Before Russia’s invasion of Ukraine, less than 40% of Russia’s crude oil made its way toward the prized Asian market. But today, nearly 70% of Russia’s oil is destined for Asia—with China and India making the top buyers list.
Total crude oil from Russia fell to a three-week low of 2.9 million bpd for the week ending November 11. But Russian crude oil headed to China, India, and Turkey—along with Russian crude cargo that haven’t yet announced a destination—have increased to a new record of 2.39 million bpd during that week.
But Chinese refiners, according to Reuters, appear to be slowing their Russian crude oil purchases for December loadings, and China is paying lower premiums as the EU sanctions that go into effect on December 5 approachings, along with the specter of the G7 price cap that is also supposed to go into effect on that date.

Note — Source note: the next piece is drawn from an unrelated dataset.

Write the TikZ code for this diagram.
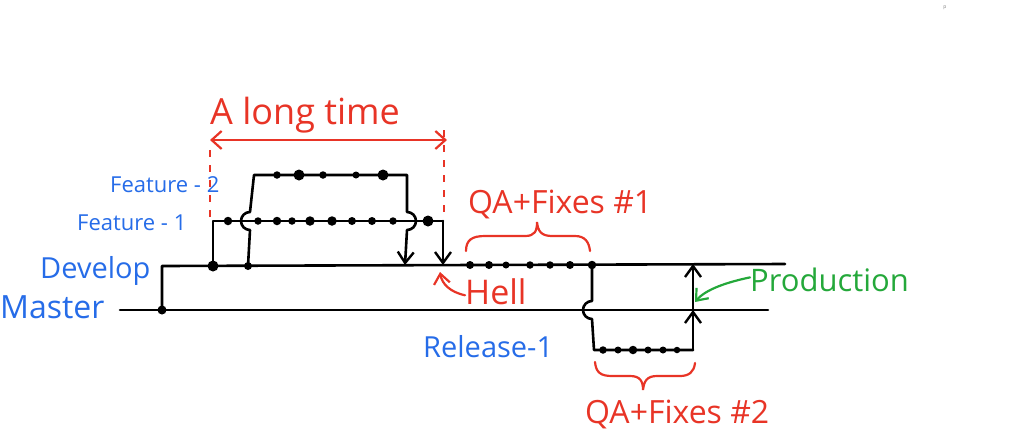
\documentclass[tikz,border=0pt]{standalone}
\usepackage{fontspec}
\setmainfont{Open Sans}
\usetikzlibrary{arrows.meta, calc}
\definecolor{inkR}{RGB}{232,52,38}
\definecolor{inkB}{RGB}{38,108,232}
\definecolor{inkG}{RGB}{36,168,58}
\tikzset{
  branch/.style={line width=2.6pt, line cap=round, line join=round},
  merge/.style={branch, -{Straight Barb[length=11pt, width=16pt, line width=2.4pt]}},
  commit/.style={circle, fill=black, inner sep=0pt, minimum size=#1},
  commit/.default=8pt,
  note/.style={inner sep=0pt, anchor=base west},
  pen/.style={line width=2.2pt, line cap=round, -{Straight Barb[length=10pt, width=16pt, line width=2.2pt]}},
}
\begin{document}
\begin{tikzpicture}[x=1pt, y=-1pt]
\useasboundingbox (0,0) rectangle (1024,429);
% ====== branch points ======
\coordinate (mS) at (120,310);
\coordinate (mE) at (768,310);
\coordinate (mD) at (162,310);
\coordinate (dS) at (162,266);
\coordinate (dE) at (785,264);
\coordinate (dF1) at (213,266);
\coordinate (f1S) at (213,221);
\coordinate (f1E) at (443,221);
\coordinate (dM1) at (443,265);
\coordinate (dF2) at (248,266);
\coordinate (dM2) at (405,265);
\coordinate (dR) at (592,265);
\coordinate (rS) at (594,350);
\coordinate (rE) at (693,350);
\coordinate (mR) at (693,310);
\coordinate (dR2) at (693,264);
% ====== master and develop ======
\draw[branch] (mS) -- (mE);
\draw[branch] (mD) -- (dS) -- (dE);
% ====== feature-1 ======
\draw[branch] (dF1) -- (f1S) -- (f1E);
\draw[merge] (f1E) -- (dM1);
% ====== feature-2 (hops over feature-1) ======
\draw[merge] (dF2) -- (250,230) arc[start angle=90, end angle=270, radius=9]
  -- (254,175) -- (407,175) -- (407,212) arc[start angle=-90, end angle=90, radius=9]
  -- (dM2);
% ====== release-1 (hops over master) ======
\draw[branch] (dR) -- (592,301) arc[start angle=-90, end angle=-270, radius=9]
  -- (rS) -- (rE);
\draw[merge] (rE) -- (mR);
\draw[merge] (mR) -- (dR2);
% ====== commits ======
\node[commit=9pt] (c0) at (mD) {};
\node[commit=11pt] (d1) at (dF1) {};
\node[commit] (d2) at (dF2) {};
\foreach \x/\s [count=\i] in {228/8.5pt, 258/7.5pt, 277/8.5pt, 292/7.5pt, 310/9.5pt, 332/9.5pt, 352/8pt, 372/8pt, 393/7.5pt, 428/11pt}
  \node[commit=\s] (fa\i) at (\x,221) {};
\foreach \x/\s [count=\i] in {277/7.5pt, 299/11pt, 323/7.5pt, 356/7pt, 383/11pt}
  \node[commit=\s] (fb\i) at (\x,175) {};
\foreach \x/\s [count=\i] in {470/8pt, 489/8pt, 506/7pt, 530/7.5pt, 550/7.5pt, 570/8pt, 592/8.5pt}
  \node[commit=\s] (qa\i) at (\x,265) {};
\foreach \x/\s [count=\i] in {603/7.5pt, 618/7pt, 633/8.5pt, 648/7pt, 663/7pt, 677/6.5pt}
  \node[commit=\s] (qb\i) at (\x,350) {};
% ====== labels ======
\node[note, inkB, font=\fontsize{32}{32}\selectfont] (lMaster) at (0,318) {Master};
\node[note, inkB, font=\fontsize{29}{29}\selectfont] (lDevelop) at (40,278) {Develop};
\node[note, inkB, font=\fontsize{22}{22}\selectfont] (lF1) at (77,230) {Feature - 1};
\node[note, inkB, font=\fontsize{22}{22}\selectfont] (lF2) at (110,192) {Feature - 2};
\node[note, inkB, font=\fontsize{29}{29}\selectfont] (lRel) at (423,357) {Release-1};
\node[note, inkR, font=\fontsize{36}{36}\selectfont] (lLong) at (210,124) {A long time};
\node[note, inkR, font=\fontsize{32}{32}\selectfont] (lQA1) at (468,213) {QA+Fixes \#1};
\node[note, inkR, font=\fontsize{32}{32}\selectfont] (lQA2) at (585,423) {QA+Fixes \#2};
\node[note, inkR, font=\fontsize{34}{34}\selectfont] (lHell) at (465,304) {Hell};
\node[note, inkG, font=\fontsize{31}{31}\selectfont] (lProd) at (750,291) {Production};
\node[gray, font=\fontsize{5}{5}\selectfont, inner sep=0pt] (lp) at (945,8) {p};
% ====== "a long time" span ======
\draw[inkR, line width=2.2pt, {Straight Barb[length=10pt, width=18pt, line width=2.2pt]}-{Straight Barb[length=10pt, width=18pt, line width=2.2pt]}] (210,140) -- (447,140);
\draw[inkR, line width=1.8pt, dash pattern=on 7pt off 8pt] (210,150) -- (210,218);
\draw[inkR, line width=1.8pt, dash pattern=on 7pt off 8pt] (444,130) -- (444,212);
% ====== callouts ======
\draw[pen, inkR] ($(lHell.west)+(0,4)$) .. controls (450,292) and (442,284) .. (440,272);
\draw[pen, inkG] ($(lProd.west)+(0,-2)$) .. controls (728,282) and (706,289) .. (695,302);
% ====== braces ======
\draw[inkR, line width=2.2pt, line cap=round] (466,251) .. controls (466,240) and (472,236) .. (485,236)
  -- (525,236) .. controls (535,236) and (537,231) .. (537,222)
  .. controls (538,231) and (541,236) .. (552,236) -- (575,236)
  .. controls (585,236) and (589,242) .. (590,251);
\draw[inkR, line width=2.2pt, line cap=round] (595,362) .. controls (596,372) and (600,376) .. (612,376)
  -- (630,376) .. controls (640,376) and (643,381) .. (643,390)
  .. controls (644,381) and (647,376) .. (657,376) -- (680,376)
  .. controls (689,376) and (694,372) .. (695,363);
\end{tikzpicture}
\end{document}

According to Reuters, this slowdown in Russian crude oil flows is causing crude to build on, pressuring crude prices, since China and India have become such a large part of Russia’s exports since the invasion.
In fact, traders told Reuters that only about five to seven December loading EPSO Blend cargoes have been sold to Chinese users—in stark contrast to the usual 30 per month.
China’s refiners were paying about $1.70-$1.90 per barrel above ICE Brent on DES basis—down from $2.70 two weeks ago, although traders told Reuters that “everything is under the radar now,” making it difficult to get the details of these deals.